* [Problem description]:
From the listing below, pull out the lines that hold "LaTeX".

* [Extracted data]:

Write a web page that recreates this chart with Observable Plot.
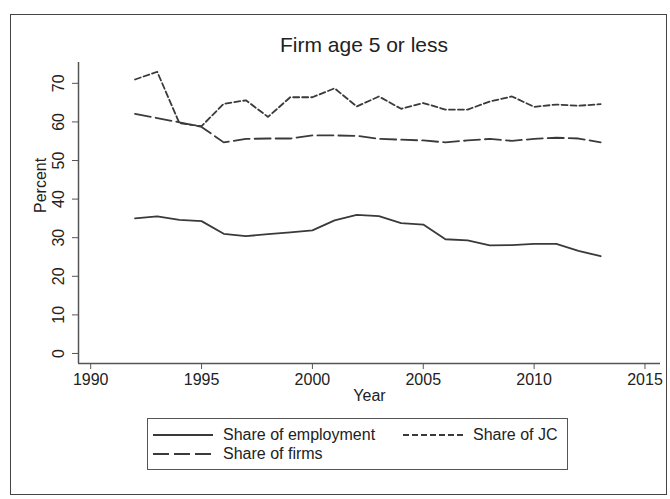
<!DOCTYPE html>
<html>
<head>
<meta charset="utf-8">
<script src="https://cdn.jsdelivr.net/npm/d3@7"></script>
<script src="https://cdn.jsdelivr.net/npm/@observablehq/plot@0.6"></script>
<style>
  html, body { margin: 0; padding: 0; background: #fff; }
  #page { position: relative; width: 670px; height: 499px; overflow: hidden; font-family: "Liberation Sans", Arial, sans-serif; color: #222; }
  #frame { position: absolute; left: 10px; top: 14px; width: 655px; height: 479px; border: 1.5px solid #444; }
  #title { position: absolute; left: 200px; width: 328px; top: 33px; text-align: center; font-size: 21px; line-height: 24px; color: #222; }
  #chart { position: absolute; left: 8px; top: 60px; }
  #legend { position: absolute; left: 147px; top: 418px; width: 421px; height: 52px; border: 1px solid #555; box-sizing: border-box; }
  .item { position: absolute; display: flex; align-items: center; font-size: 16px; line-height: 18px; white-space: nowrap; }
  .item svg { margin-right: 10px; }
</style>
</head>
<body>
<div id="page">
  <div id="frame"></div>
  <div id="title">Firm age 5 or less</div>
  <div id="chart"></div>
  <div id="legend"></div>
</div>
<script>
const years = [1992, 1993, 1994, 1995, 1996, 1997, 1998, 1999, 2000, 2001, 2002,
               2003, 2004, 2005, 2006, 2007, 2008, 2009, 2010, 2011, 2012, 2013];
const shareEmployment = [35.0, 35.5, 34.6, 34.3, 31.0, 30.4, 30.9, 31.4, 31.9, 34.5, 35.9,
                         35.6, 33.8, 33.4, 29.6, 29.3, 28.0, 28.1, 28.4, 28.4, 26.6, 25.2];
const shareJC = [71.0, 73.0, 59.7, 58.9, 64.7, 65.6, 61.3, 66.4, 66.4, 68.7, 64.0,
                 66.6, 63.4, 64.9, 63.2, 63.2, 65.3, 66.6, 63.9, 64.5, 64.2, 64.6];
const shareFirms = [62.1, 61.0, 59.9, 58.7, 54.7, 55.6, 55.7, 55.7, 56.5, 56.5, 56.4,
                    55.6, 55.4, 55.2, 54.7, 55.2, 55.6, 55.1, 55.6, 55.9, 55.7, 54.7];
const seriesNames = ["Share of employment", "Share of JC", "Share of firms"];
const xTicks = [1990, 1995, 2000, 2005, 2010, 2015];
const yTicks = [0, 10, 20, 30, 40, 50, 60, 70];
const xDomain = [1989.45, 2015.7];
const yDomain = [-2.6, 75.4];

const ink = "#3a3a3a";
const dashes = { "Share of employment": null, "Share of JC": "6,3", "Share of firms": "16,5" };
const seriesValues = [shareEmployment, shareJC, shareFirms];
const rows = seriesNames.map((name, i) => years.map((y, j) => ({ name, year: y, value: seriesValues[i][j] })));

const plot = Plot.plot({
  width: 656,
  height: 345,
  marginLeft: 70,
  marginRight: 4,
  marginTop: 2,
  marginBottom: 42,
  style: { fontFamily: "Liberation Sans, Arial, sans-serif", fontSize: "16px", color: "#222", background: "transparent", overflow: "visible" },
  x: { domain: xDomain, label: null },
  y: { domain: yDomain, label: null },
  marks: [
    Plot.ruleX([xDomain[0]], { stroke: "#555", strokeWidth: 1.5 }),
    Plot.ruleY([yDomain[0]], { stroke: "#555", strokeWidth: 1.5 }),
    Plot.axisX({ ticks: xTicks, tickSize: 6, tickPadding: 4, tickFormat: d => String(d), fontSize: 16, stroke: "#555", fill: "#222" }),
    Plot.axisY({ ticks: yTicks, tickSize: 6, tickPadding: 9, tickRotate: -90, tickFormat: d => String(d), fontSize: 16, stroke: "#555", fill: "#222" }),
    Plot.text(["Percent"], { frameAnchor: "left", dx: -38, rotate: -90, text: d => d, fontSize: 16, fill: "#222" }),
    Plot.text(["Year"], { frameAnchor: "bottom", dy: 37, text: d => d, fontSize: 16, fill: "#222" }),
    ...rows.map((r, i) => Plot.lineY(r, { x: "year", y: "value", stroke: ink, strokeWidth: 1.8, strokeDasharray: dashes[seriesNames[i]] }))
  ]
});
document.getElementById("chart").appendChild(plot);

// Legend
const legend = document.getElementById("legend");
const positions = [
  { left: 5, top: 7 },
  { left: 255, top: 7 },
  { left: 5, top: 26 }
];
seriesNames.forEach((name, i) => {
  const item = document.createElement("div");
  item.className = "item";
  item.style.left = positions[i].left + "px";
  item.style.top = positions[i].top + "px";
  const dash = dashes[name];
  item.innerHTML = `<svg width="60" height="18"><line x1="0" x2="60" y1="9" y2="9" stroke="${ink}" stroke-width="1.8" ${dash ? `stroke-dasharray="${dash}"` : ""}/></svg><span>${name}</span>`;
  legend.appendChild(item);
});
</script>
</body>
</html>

* * *

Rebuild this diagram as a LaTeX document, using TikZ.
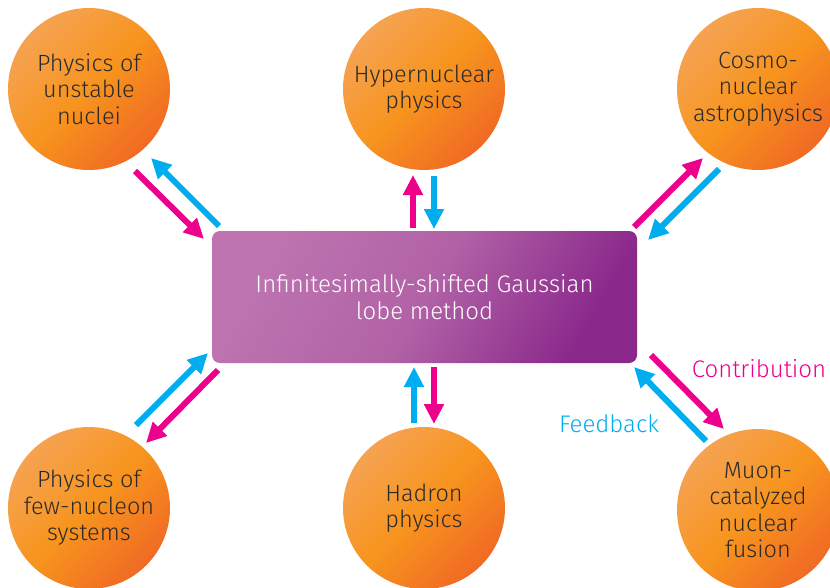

--

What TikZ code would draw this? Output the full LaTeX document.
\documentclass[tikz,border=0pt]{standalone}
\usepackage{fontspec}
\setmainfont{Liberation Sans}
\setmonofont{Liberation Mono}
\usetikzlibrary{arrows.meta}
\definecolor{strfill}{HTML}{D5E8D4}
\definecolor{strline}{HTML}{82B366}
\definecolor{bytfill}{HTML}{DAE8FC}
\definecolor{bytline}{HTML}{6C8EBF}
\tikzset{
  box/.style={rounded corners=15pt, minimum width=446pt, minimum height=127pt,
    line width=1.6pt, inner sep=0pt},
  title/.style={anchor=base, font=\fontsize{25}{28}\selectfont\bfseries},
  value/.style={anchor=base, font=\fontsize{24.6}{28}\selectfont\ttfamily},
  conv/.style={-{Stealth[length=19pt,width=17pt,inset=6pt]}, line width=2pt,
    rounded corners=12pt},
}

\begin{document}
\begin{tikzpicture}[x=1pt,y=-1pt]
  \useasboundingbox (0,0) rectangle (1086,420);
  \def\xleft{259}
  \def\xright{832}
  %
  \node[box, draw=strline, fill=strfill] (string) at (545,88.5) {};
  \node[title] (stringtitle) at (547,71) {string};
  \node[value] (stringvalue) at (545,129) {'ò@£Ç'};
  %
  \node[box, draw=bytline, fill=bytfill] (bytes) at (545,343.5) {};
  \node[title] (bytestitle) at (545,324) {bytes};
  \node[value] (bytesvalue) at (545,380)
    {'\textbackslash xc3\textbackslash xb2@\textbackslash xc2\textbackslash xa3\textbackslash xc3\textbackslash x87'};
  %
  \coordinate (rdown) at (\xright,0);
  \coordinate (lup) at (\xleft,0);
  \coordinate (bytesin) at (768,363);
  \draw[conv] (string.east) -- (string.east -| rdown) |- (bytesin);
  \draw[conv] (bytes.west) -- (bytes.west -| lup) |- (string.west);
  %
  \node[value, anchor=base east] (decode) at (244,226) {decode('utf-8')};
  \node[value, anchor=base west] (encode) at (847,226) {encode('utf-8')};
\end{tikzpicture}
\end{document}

* [Task solution]:
Rebuild this diagram as a LaTeX document, using TikZ.
What TikZ code would draw this? Output the full LaTeX document.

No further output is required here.